Find answers, ask questions, and share your expertise
Announcements
Celebrating as our community reaches 100,000 members! Thank you!

Hive Script Unable to Insert int target

avatar
Explorer

Hello Community,

Can some let me know why I'm getting the error following error:

FAILED: SemanticException [Error 10044]: Line 3:23 Cannot insert into target table because column number/types are different 'HiveSampleOut': Table insclause-0 has 1 columns, but query has 2 columns.
18/01/28 20:21:39 [main]: ERROR ql.Driver: FAILED: SemanticException [Error 10044]: Line 3:23 Cannot insert into target table because column number/types are different 'HiveSampleOut': Table insclause-0 has 1 columns, but query has 2 columns.

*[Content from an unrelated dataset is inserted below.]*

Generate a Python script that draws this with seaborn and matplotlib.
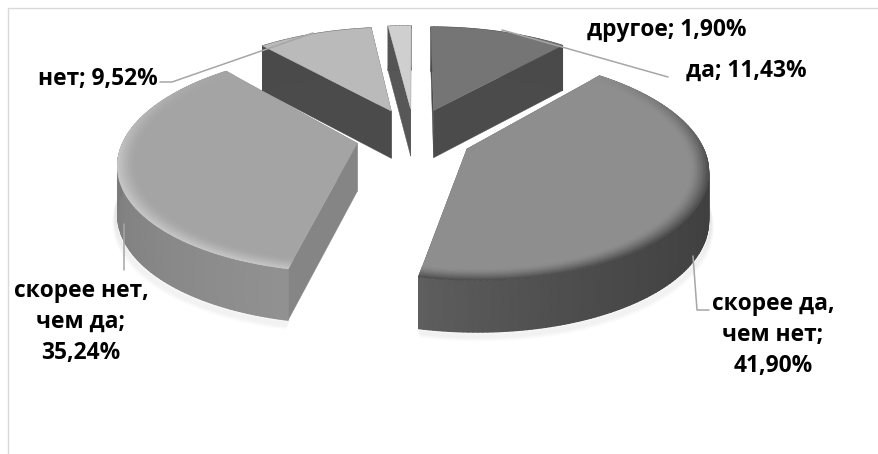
import numpy as np
import matplotlib
matplotlib.use("Agg")
import matplotlib.pyplot as plt
import seaborn as sns

categories = ["да", "скорее да,\nчем нет", "скорее нет,\nчем да", "нет", "другое"]
values = [11.43, 41.90, 35.24, 9.52, 1.90]
value_labels = ["11,43%", "41,90%", "35,24%", "9,52%", "1,90%"]

# grey levels, 0 to 1
top_grey = [0.46, 0.555, 0.645, 0.73, 0.81]
rim_grey = [0.46, 0.30, 0.78, 0.73, 0.81]
wall_a = [0.29, 0.24, 0.57, 0.29, 0.33]
wall_b = [0.29, 0.37, 0.42, 0.29, 0.33]
cut_grey = [0.295, 0.36, 0.52, 0.295, 0.34]

sns.set_theme(style="white")
plt.rcParams["font.family"] = ["Open Sans", "DejaVu Sans"]

CX, CY, A, B, P, EX, EY = 414.0, 136.0, 232.0, 105.0, 0.164, 0.25, 0.27


def proj(u, v, drop=False):
    w = 1 + P * v
    x = CX + A * u / w
    y = CY - B * v / w
    if drop:
        y = y + 48 / w ** 0.4
    return x, y


def grey(g):
    return (g, g, g)


fig = plt.figure(figsize=(8.79, 4.54), dpi=100, facecolor="white")
ax = fig.add_axes([0, 0, 1, 1])
ax.set_xlim(0, 879)
ax.set_ylim(454, 0)
ax.axis("off")

ax.plot([8, 8, 879], [454, 7.5, 7.5], color="#d9d9d9", lw=1.0, zorder=0)

edges = np.radians(np.concatenate([[0], np.cumsum(values)]) * 3.6)
order = [0, 4, 3, 2, 1]
z = 1
mesh = dict(shading="gouraud", cmap="gray", vmin=0, vmax=1)
for i in order:
    t0, t1 = edges[i], edges[i + 1]
    mid = (t0 + t1) / 2
    u0, v0 = EX * np.sin(mid), EY * np.cos(mid)
    ts = np.linspace(t0, t1, max(int(np.degrees(t1 - t0)), 6) + 1)
    ru = lambda r, t: u0 + r * np.sin(t)
    rv = lambda r, t: v0 + r * np.cos(t)

    # soft shadow under the front walls
    if i in (1, 2):
        bx, by = proj(ru(1, ts), rv(1, ts), True)
        for k in range(1, 9):
            ax.plot(bx + (k if i == 1 else -k) * 0.4, by + k * 0.9, color="#000000",
                    alpha=0.012, lw=3, zorder=z, solid_capstyle="round")
        z += 1

    # straight cut walls
    for t in (t0, t1):
        x0, y0 = proj(u0, v0)
        x1, y1 = proj(ru(1, t), rv(1, t))
        x2, y2 = proj(ru(1, t), rv(1, t), True)
        x3, y3 = proj(u0, v0, True)
        ax.fill([x0, x1, x2, x3], [y0, y1, y2, y3], color=grey(cut_grey[i]), lw=0.3, zorder=z)
    z += 1

    # curved wall with a smooth shade along the arc
    xa, ya = proj(ru(1, ts), rv(1, ts))
    xb, yb = proj(ru(1, ts), rv(1, ts), True)
    f = np.linspace(0, 1, len(ts))
    if i == 1:
        f = np.clip(f * 1.0, 0, 1) ** 3
    ax.pcolormesh(np.vstack([xa, xb]), np.vstack([ya, yb]),
                  np.vstack([wall_a[i] + (wall_b[i] - wall_a[i]) * f] * 2),
                  zorder=z, **mesh)
    z += 1

    # top face
    xs, ys = proj(np.r_[u0, ru(1, ts)], np.r_[v0, rv(1, ts)])
    ax.fill(xs, ys, color=grey(top_grey[i]), lw=0.3, zorder=z)
    z += 1

    # bevel along the near rim of the two big slices
    if i in (1, 2):
        radii = np.linspace(1, 0.93, 7)
        front = np.linspace(t0, t1, 120)
        U = np.array([ru(r, front) for r in radii])
        V = np.array([rv(r, front) for r in radii])
        X, Y = proj(U, V)
        strength = np.clip((0.75 - np.cos(front)) / 0.9, 0, 1)
        fall = np.linspace(1, 0, len(radii))[:, None] ** 1.3
        C = top_grey[i] + (rim_grey[i] - top_grey[i]) * fall * strength[None, :]
        ax.pcolormesh(X, Y, C, zorder=z, **mesh)
        z += 1

# leader lines
leader_col = "#a6a6a6"
for xs, ys in [([502, 668], [30, 77]),
               ([160, 172, 313], [82, 82, 33]),
               ([124, 124], [224, 270]),
               ([693, 697, 709], [256, 310, 310])]:
    ax.plot(xs, ys, color=leader_col, lw=1.1, zorder=z)
z += 1

label_pos = [(746, 71), (773, 335), (81, 322), (98, 79), (667, 30)]
for name, val, (x, y) in zip(categories, value_labels, label_pos):
    sep = "\n" if "\n" in name else " "
    ax.text(x, y, f"{name};{sep}{val}", ha="center", va="center", fontsize=16.4,
            fontweight="bold", color="black", linespacing=1.38, zorder=z)

fig.savefig("out.png", dpi=100)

I have the following Hive script

DROP TABLE IF EXISTS HiveSampleIn; 
CREATE EXTERNAL TABLE HiveSampleIn 
(
 anonid int,
 eprofileclass int,
 fueltypes STRING,
 acorn_category int,
 acorn_group STRING,
 acorn_type int,
 nuts4 STRING,
 lacode STRING,
 nuts1 STRING,
 gspgroup STRING,
 ldz STRING,
 gas_elec STRING,
 gas_tout STRING
) ROW FORMAT DELIMITED FIELDS TERMINATED BY ',' LINES TERMINATED BY '10' STORED AS TEXTFILE LOCATION 'wasb://adfgetstarted@geogstoreacct.blob.core.windows.net/samplein/'; 
DROP TABLE IF EXISTS HiveSampleOut; 
CREATE EXTERNAL TABLE HiveSampleOut 
(   
    acorn_category int
) ROW FORMAT DELIMITED FIELDS TERMINATED BY ',' LINES TERMINATED BY '10' STORED AS TEXTFILE LOCATION 'wasb://adfgetstarted@geogstoreacct.blob.core.windows.net/sampleout/';
INSERT OVERWRITE TABLE HiveSampleOut
Select 
   acorn_category,
   count(*) as acorn_categorycount 
FROM HiveSampleIn Group by acorn_category

Any help will be greatly appreciated.

Cheers

Carlton

1 ACCEPTED SOLUTION

avatar
Expert Contributor

@Carlton Patterson

There is an extra semicolon before TBLPROPERTIES , removing it will solve your problem. Use below script:

DROP TABLE IF EXISTS HiveSampleIn; CREATE EXTERNAL TABLE HiveSampleIn ( anonid int, eprofileclass int, fueltypes STRING, acorn_category int, acorn_group STRING, acorn_type int, nuts4 STRING, lacode STRING, nuts1 STRING, gspgroup STRING, ldz STRING, gas_elec STRING, gas_tout STRING ) ROW FORMAT DELIMITED FIELDS TERMINATED BY ',' LINES TERMINATED BY '10' STORED AS TEXTFILE LOCATION 'wasb://adfgetstarted@geogstoreacct.blob.core.windows.net/samplein/' TBLPROPERTIES ("skip.header.line.count" = "1");

DROP TABLE IF EXISTS HiveSampleOut; CREATE EXTERNAL TABLE HiveSampleOut ( acorn_category int, acorn_categorycount int ) ROW FORMAT DELIMITED FIELDS TERMINATED BY ',' LINES TERMINATED BY '10' STORED AS TEXTFILE LOCATION 'wasb://adfgetstarted@geogstoreacct.blob.core.windows.net/sampleout/';

INSERT OVERWRITE TABLE HiveSampleOut Select acorn_category, count(*) as acorn_categorycount FROM HiveSampleIn Group by acorn_category;

View solution in original post

14 REPLIES 14

avatar
Expert Contributor

@Carlton Patterson

HiveSampleOut has only 1 field acorn_category and you are trying to insert 2 fields into this table acorn_category and acorn_categorycount. Hence, the error.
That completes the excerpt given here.